* _Supplied material_
— Begin —

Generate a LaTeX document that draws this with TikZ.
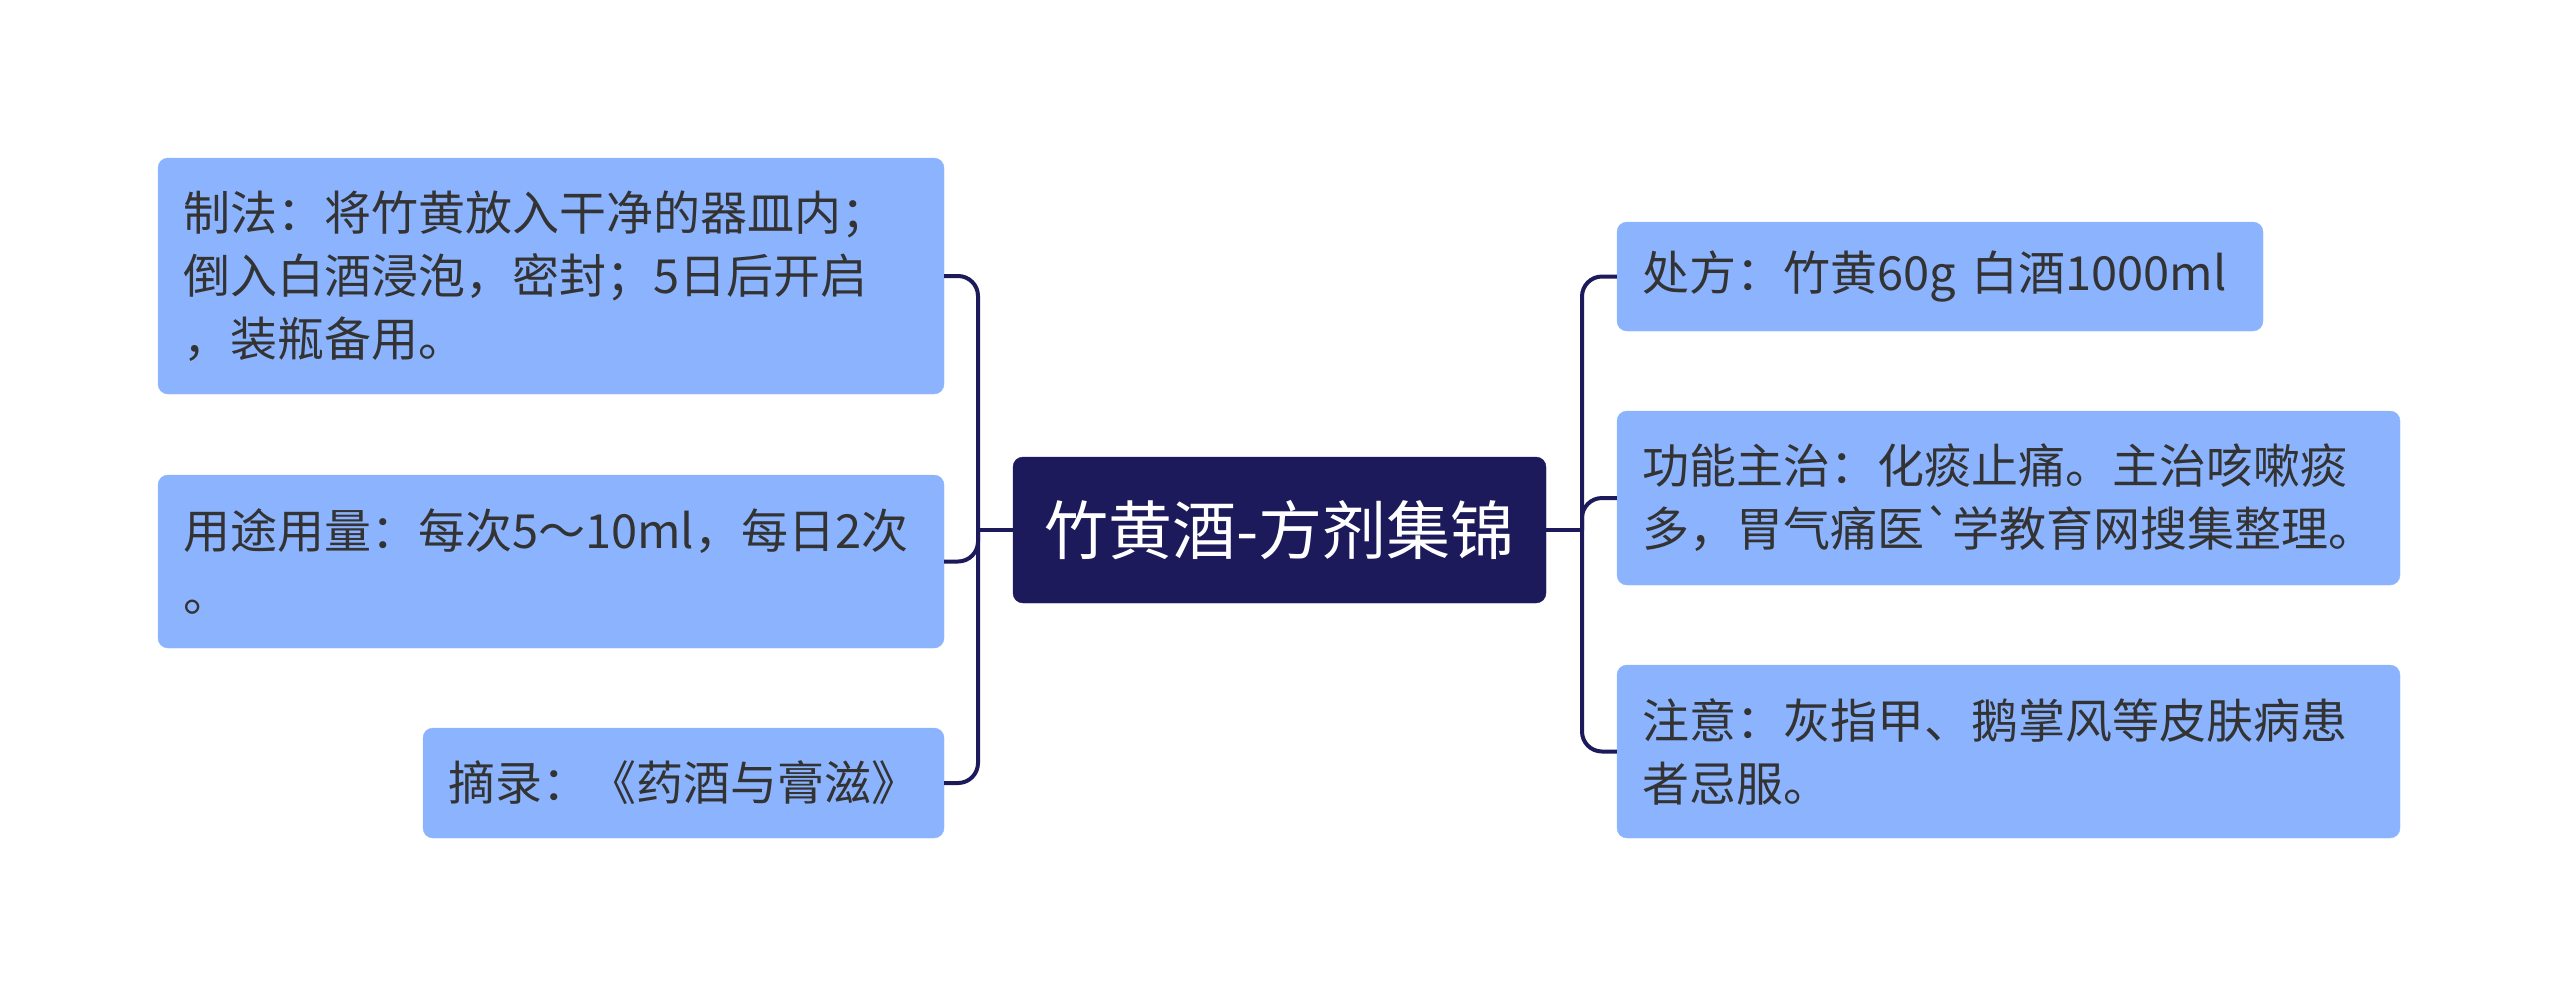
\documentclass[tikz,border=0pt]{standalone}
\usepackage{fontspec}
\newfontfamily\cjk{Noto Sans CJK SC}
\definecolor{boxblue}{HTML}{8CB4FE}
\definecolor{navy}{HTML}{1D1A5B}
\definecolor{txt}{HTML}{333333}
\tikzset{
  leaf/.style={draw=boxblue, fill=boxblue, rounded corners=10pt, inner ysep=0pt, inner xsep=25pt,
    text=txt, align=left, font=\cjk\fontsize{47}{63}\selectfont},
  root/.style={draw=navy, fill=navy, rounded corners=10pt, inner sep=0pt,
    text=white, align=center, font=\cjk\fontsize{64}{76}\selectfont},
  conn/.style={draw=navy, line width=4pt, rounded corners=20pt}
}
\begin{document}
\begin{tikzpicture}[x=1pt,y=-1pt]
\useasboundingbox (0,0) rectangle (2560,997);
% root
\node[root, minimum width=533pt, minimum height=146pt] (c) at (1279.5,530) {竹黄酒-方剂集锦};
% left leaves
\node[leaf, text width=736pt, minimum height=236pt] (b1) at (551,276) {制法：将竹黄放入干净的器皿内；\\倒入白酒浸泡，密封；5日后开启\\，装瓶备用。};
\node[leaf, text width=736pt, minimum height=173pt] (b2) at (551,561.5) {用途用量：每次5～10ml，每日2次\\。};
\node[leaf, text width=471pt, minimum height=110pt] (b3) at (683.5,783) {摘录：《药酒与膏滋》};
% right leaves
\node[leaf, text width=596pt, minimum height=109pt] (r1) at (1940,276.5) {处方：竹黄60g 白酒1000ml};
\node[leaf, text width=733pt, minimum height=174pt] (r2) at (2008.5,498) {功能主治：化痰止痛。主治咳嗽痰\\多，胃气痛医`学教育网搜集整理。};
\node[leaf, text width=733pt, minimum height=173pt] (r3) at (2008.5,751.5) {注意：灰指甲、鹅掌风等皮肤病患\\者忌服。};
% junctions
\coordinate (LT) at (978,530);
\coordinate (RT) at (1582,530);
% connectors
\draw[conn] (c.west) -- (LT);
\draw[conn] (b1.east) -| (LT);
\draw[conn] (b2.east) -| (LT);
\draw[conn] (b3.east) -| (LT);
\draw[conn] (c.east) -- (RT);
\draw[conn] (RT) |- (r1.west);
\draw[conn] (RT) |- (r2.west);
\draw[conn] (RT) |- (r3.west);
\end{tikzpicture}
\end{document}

— End —
— Begin —

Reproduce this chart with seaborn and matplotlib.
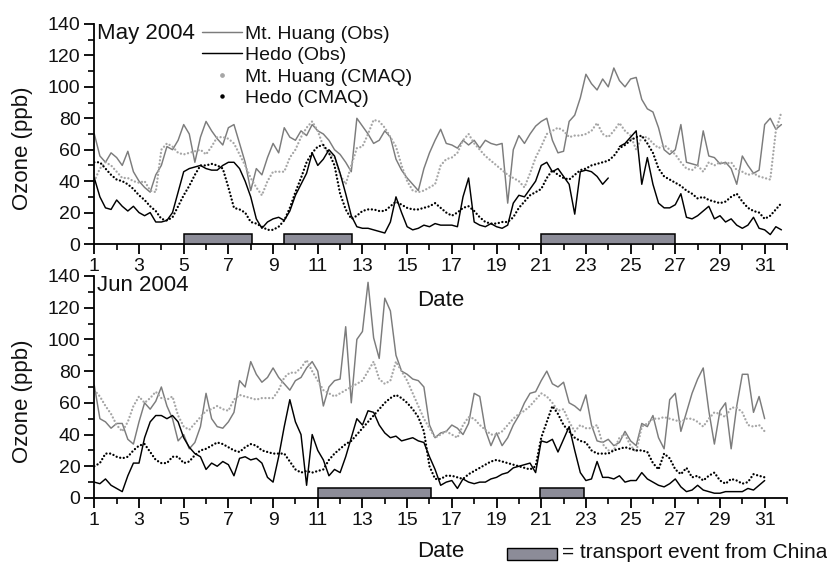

— End —

* _Exercise prompt_
Find the string "this" in the listing and return every line that holds it.

* _Task answer_
Generate a LaTeX document that draws this with TikZ.
Reproduce this chart with seaborn and matplotlib.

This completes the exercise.